The anti-scooter lobby cites the injuries caused by accidents on the ice, the incessant whining of the scooters, and the damage they do to the environment, but snow scooters are now as much a part of Arctic living as balaclava hats and boots. In much the same way as their four-wheeled counterparts took over from horses in the cities, snow scooters have displaced dogs in Arctic travel.
Louis, like most of the fox trappers, used a dog team for his winter trapping. ‘If you get stuck in a snow storm for a few days you can eat a dog, but not a snow scooter,’ he explained. Short, heavily bearded and slightly cross-eyed, he was nick-named Hiawatha by the locals. He did actually spend most of the winter alone with his huskies, but could, in an emergency, radio for helicopter assistance from Longyearbyen, 100 miles away by sea and less by glacier. He had worked on oil exploration, coal mining and fox trapping in Spitsbergen for about four years, and built his hut from the scrap wood that remained from an ice-damaged dock at the coal-mining settlement of S
veagruva. The hut was unpainted and looked coarsely built from the outside, a wart in the midst of majesty, but inside it was beautifully warm, neat and homely. Racks of guns and tools hung in the small lobby, and soldierly ranks of firewood were stacked by the door.
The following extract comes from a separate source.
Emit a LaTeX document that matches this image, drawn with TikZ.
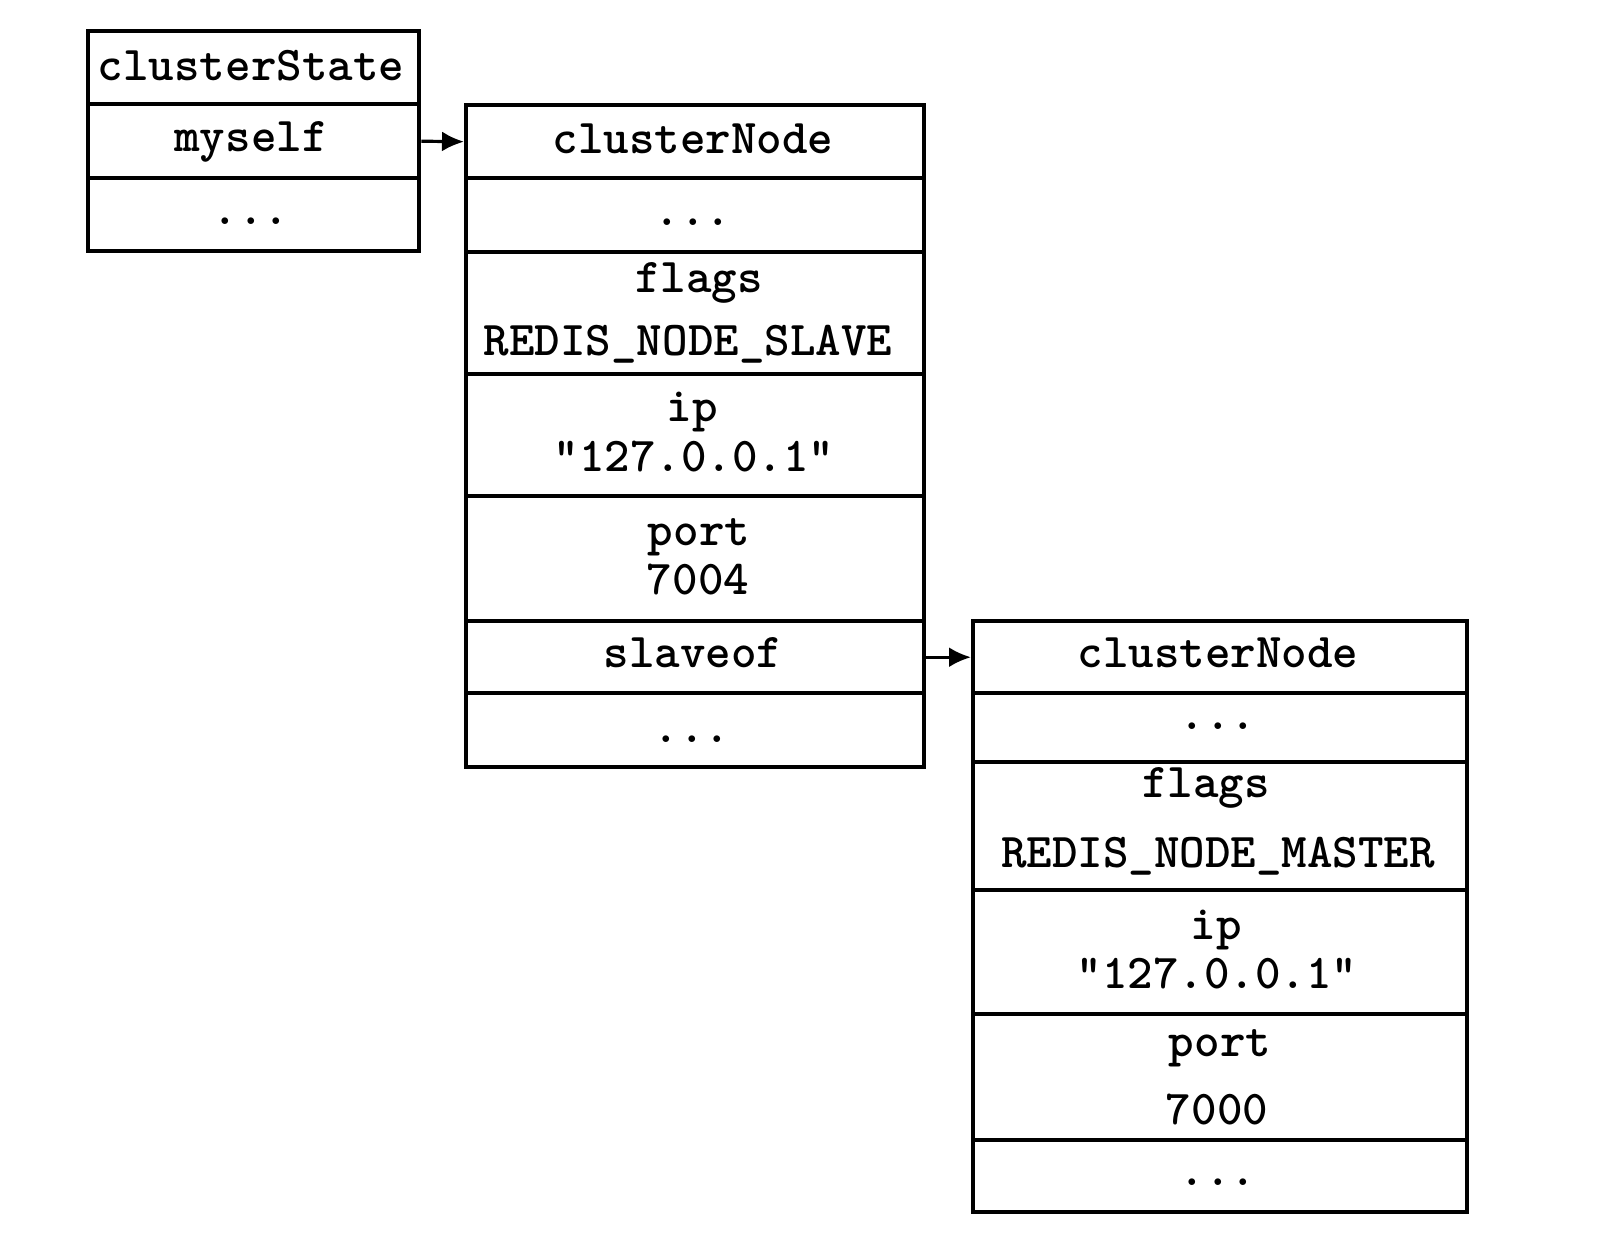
\documentclass[tikz,border=0pt]{standalone}
\usepackage{fontspec}
\usetikzlibrary{arrows.meta}
\tikzset{
  rowbox/.style={draw, line width=2.2pt, rectangle, inner sep=0pt, anchor=north west},
  txt/.style={anchor=base, inner sep=0pt, font=\ttfamily\bfseries\fontsize{24.3}{28}\selectfont},
  ptr/.style={line width=1.6pt, -{Latex[length=11pt,width=10pt]}}
}
\newcommand{\rowb}[5]{\node[rowbox, minimum width=#4*0.5pt, minimum height=#5*0.5pt] (#1) at (#2,#3) {};}
\begin{document}
\begin{tikzpicture}[x=0.5pt,y=-0.5pt]
\useasboundingbox (0,0) rectangle (1622,1250);
% clusterState
\rowb{csA}{86}{29}{331}{73}
\rowb{csB}{86}{102}{331}{74}
\rowb{csC}{86}{176}{331}{73}
\node[txt] (tcsA) at (251,80) {clusterState};
\node[txt] (tcsB) at (251,151) {myself};
\node[txt] (tcsC) at (251,224) {...};
% clusterNode 1
\rowb{naA}{464}{103}{458}{73}
\rowb{naB}{464}{176}{458}{74}
\rowb{naC}{464}{250}{458}{122}
\rowb{naD}{464}{372}{458}{122}
\rowb{naE}{464}{494}{458}{125}
\rowb{naF}{464}{619}{458}{72}
\rowb{naG}{464}{691}{458}{74}
\node[txt] (tnaA) at (693,153) {clusterNode};
\node[txt] (tnaB) at (693,225) {...};
\node[txt] (tnaC1) at (699,292) {flags};
\node[txt] (tnaC2) at (688,355) {REDIS\_NODE\_SLAVE};
\node[txt] (tnaD1) at (692,421) {ip};
\node[txt] (tnaD2) at (694,471) {"127.0.0.1"};
\node[txt] (tnaE1) at (699,545) {port};
\node[txt] (tnaE2) at (698,594) {7004};
\node[txt] (tnaF) at (693,667) {slaveof};
\node[txt] (tnaG) at (692,742) {...};
% clusterNode 2
\rowb{nbA}{971}{619}{494}{72}
\rowb{nbB}{971}{691}{494}{69}
\rowb{nbC}{971}{760}{494}{128}
\rowb{nbD}{971}{888}{494}{124}
\rowb{nbE}{971}{1012}{494}{126}
\rowb{nbF}{971}{1138}{494}{72}
\node[txt] (tnbA) at (1218,667) {clusterNode};
\node[txt] (tnbB) at (1218,729) {...};
\node[txt] (tnbC1) at (1206,797) {flags};
\node[txt] (tnbC2) at (1218,867) {REDIS\_NODE\_MASTER};
\node[txt] (tnbD1) at (1216,939) {ip};
\node[txt] (tnbD2) at (1217,988) {"127.0.0.1"};
\node[txt] (tnbE1) at (1220,1056) {port};
\node[txt] (tnbE2) at (1217,1124) {7000};
\node[txt] (tnbF) at (1218,1185) {...};
% pointers
\draw[ptr] (csB.east) -- (naA.west);
\draw[ptr] (naF.east) -- (nbA.west);
\end{tikzpicture}
\end{document}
Taking a hatchet and rifle, we started off along the rocky beach to gather firewood for Elkouba’s stove, stretch our legs and generally admire the view. We marvelled at the house-sized boulders on the beach that looked as though they had been neatly sliced by a cheese-cutter. Later we learned that the rocks split in that fashion when the moisture inside them froze during the winter.
With our eyes peeled for polar bears, we ambled a couple of miles down the beach, collecting firewood as we went. Flotsam ranged from the huge logs milled in the USSR, and deposited on Spitsbergen shores by the Siberian current, to buoys from fishing boats and even the huge rubber fenders used by offshore fishing fleets.